• _SHORT TASK_:
Produce the listing below again, exactly as shown.

--- start of SOURCE MATERIAL ---

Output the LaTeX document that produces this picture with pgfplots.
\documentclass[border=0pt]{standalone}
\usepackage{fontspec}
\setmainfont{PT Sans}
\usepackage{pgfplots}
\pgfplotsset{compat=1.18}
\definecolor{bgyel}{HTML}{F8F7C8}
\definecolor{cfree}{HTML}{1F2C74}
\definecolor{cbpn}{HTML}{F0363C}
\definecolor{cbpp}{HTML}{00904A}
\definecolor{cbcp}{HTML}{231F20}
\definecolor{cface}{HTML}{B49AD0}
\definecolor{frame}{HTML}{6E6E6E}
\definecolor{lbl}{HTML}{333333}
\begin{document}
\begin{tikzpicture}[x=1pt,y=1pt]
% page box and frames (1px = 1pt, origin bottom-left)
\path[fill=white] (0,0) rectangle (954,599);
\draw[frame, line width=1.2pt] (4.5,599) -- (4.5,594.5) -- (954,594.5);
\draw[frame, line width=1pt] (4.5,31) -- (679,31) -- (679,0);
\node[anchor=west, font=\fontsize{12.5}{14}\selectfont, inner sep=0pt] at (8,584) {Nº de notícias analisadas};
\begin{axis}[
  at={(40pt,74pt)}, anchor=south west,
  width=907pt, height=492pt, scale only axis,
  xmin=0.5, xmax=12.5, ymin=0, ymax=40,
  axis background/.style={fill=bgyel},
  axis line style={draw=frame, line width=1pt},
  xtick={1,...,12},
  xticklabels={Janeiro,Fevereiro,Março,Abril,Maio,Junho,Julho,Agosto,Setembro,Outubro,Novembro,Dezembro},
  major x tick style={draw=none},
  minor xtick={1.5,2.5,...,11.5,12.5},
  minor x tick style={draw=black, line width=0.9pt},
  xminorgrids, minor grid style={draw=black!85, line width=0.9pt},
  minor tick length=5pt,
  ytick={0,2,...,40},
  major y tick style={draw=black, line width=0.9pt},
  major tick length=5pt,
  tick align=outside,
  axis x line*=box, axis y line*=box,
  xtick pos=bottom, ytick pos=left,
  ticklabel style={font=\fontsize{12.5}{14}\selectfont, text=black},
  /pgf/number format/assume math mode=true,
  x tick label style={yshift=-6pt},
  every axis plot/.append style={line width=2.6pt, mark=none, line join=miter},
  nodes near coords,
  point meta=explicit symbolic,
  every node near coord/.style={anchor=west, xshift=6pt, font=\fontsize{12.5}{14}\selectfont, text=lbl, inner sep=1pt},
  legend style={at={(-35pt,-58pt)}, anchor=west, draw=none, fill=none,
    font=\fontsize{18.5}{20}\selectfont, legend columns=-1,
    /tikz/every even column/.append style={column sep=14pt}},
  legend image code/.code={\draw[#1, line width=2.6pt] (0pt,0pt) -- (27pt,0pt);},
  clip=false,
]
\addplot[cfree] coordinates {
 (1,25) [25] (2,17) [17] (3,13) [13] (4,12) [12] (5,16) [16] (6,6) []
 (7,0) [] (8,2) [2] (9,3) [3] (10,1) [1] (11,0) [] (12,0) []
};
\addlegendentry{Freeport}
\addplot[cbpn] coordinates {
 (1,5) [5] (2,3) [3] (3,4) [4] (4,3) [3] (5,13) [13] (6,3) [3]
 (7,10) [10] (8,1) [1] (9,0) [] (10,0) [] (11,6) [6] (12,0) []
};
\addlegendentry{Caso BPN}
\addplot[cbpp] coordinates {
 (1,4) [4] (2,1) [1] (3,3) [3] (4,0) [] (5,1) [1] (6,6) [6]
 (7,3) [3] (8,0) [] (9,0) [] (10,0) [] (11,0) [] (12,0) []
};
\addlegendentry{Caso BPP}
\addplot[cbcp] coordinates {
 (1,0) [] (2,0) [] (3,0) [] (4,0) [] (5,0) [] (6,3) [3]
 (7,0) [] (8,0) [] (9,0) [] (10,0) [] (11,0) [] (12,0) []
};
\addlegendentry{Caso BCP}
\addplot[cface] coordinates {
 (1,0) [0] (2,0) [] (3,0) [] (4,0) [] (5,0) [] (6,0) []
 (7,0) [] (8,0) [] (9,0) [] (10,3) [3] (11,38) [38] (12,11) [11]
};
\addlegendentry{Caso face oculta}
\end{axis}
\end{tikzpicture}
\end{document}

--- end of SOURCE MATERIAL ---

• _ANSWER TO THE PROBLEM_:
Output the LaTeX document that produces this picture with pgfplots.
\documentclass[border=0pt]{standalone}
\usepackage{fontspec}
\setmainfont{PT Sans}
\usepackage{pgfplots}
\pgfplotsset{compat=1.18}
\definecolor{bgyel}{HTML}{F8F7C8}
\definecolor{cfree}{HTML}{1F2C74}
\definecolor{cbpn}{HTML}{F0363C}
\definecolor{cbpp}{HTML}{00904A}
\definecolor{cbcp}{HTML}{231F20}
\definecolor{cface}{HTML}{B49AD0}
\definecolor{frame}{HTML}{6E6E6E}
\definecolor{lbl}{HTML}{333333}
\begin{document}
\begin{tikzpicture}[x=1pt,y=1pt]
% page box and frames (1px = 1pt, origin bottom-left)
\path[fill=white] (0,0) rectangle (954,599);
\draw[frame, line width=1.2pt] (4.5,599) -- (4.5,594.5) -- (954,594.5);
\draw[frame, line width=1pt] (4.5,31) -- (679,31) -- (679,0);
\node[anchor=west, font=\fontsize{12.5}{14}\selectfont, inner sep=0pt] at (8,584) {Nº de notícias analisadas};
\begin{axis}[
  at={(40pt,74pt)}, anchor=south west,
  width=907pt, height=492pt, scale only axis,
  xmin=0.5, xmax=12.5, ymin=0, ymax=40,
  axis background/.style={fill=bgyel},
  axis line style={draw=frame, line width=1pt},
  xtick={1,...,12},
  xticklabels={Janeiro,Fevereiro,Março,Abril,Maio,Junho,Julho,Agosto,Setembro,Outubro,Novembro,Dezembro},
  major x tick style={draw=none},
  minor xtick={1.5,2.5,...,11.5,12.5},
  minor x tick style={draw=black, line width=0.9pt},
  xminorgrids, minor grid style={draw=black!85, line width=0.9pt},
  minor tick length=5pt,
  ytick={0,2,...,40},
  major y tick style={draw=black, line width=0.9pt},
  major tick length=5pt,
  tick align=outside,
  axis x line*=box, axis y line*=box,
  xtick pos=bottom, ytick pos=left,
  ticklabel style={font=\fontsize{12.5}{14}\selectfont, text=black},
  /pgf/number format/assume math mode=true,
  x tick label style={yshift=-6pt},
  every axis plot/.append style={line width=2.6pt, mark=none, line join=miter},
  nodes near coords,
  point meta=explicit symbolic,
  every node near coord/.style={anchor=west, xshift=6pt, font=\fontsize{12.5}{14}\selectfont, text=lbl, inner sep=1pt},
  legend style={at={(-35pt,-58pt)}, anchor=west, draw=none, fill=none,
    font=\fontsize{18.5}{20}\selectfont, legend columns=-1,
    /tikz/every even column/.append style={column sep=14pt}},
  legend image code/.code={\draw[#1, line width=2.6pt] (0pt,0pt) -- (27pt,0pt);},
  clip=false,
]
\addplot[cfree] coordinates {
 (1,25) [25] (2,17) [17] (3,13) [13] (4,12) [12] (5,16) [16] (6,6) []
 (7,0) [] (8,2) [2] (9,3) [3] (10,1) [1] (11,0) [] (12,0) []
};
\addlegendentry{Freeport}
\addplot[cbpn] coordinates {
 (1,5) [5] (2,3) [3] (3,4) [4] (4,3) [3] (5,13) [13] (6,3) [3]
 (7,10) [10] (8,1) [1] (9,0) [] (10,0) [] (11,6) [6] (12,0) []
};
\addlegendentry{Caso BPN}
\addplot[cbpp] coordinates {
 (1,4) [4] (2,1) [1] (3,3) [3] (4,0) [] (5,1) [1] (6,6) [6]
 (7,3) [3] (8,0) [] (9,0) [] (10,0) [] (11,0) [] (12,0) []
};
\addlegendentry{Caso BPP}
\addplot[cbcp] coordinates {
 (1,0) [] (2,0) [] (3,0) [] (4,0) [] (5,0) [] (6,3) [3]
 (7,0) [] (8,0) [] (9,0) [] (10,0) [] (11,0) [] (12,0) []
};
\addlegendentry{Caso BCP}
\addplot[cface] coordinates {
 (1,0) [0] (2,0) [] (3,0) [] (4,0) [] (5,0) [] (6,0) []
 (7,0) [] (8,0) [] (9,0) [] (10,3) [3] (11,38) [38] (12,11) [11]
};
\addlegendentry{Caso face oculta}
\end{axis}
\end{tikzpicture}
\end{document}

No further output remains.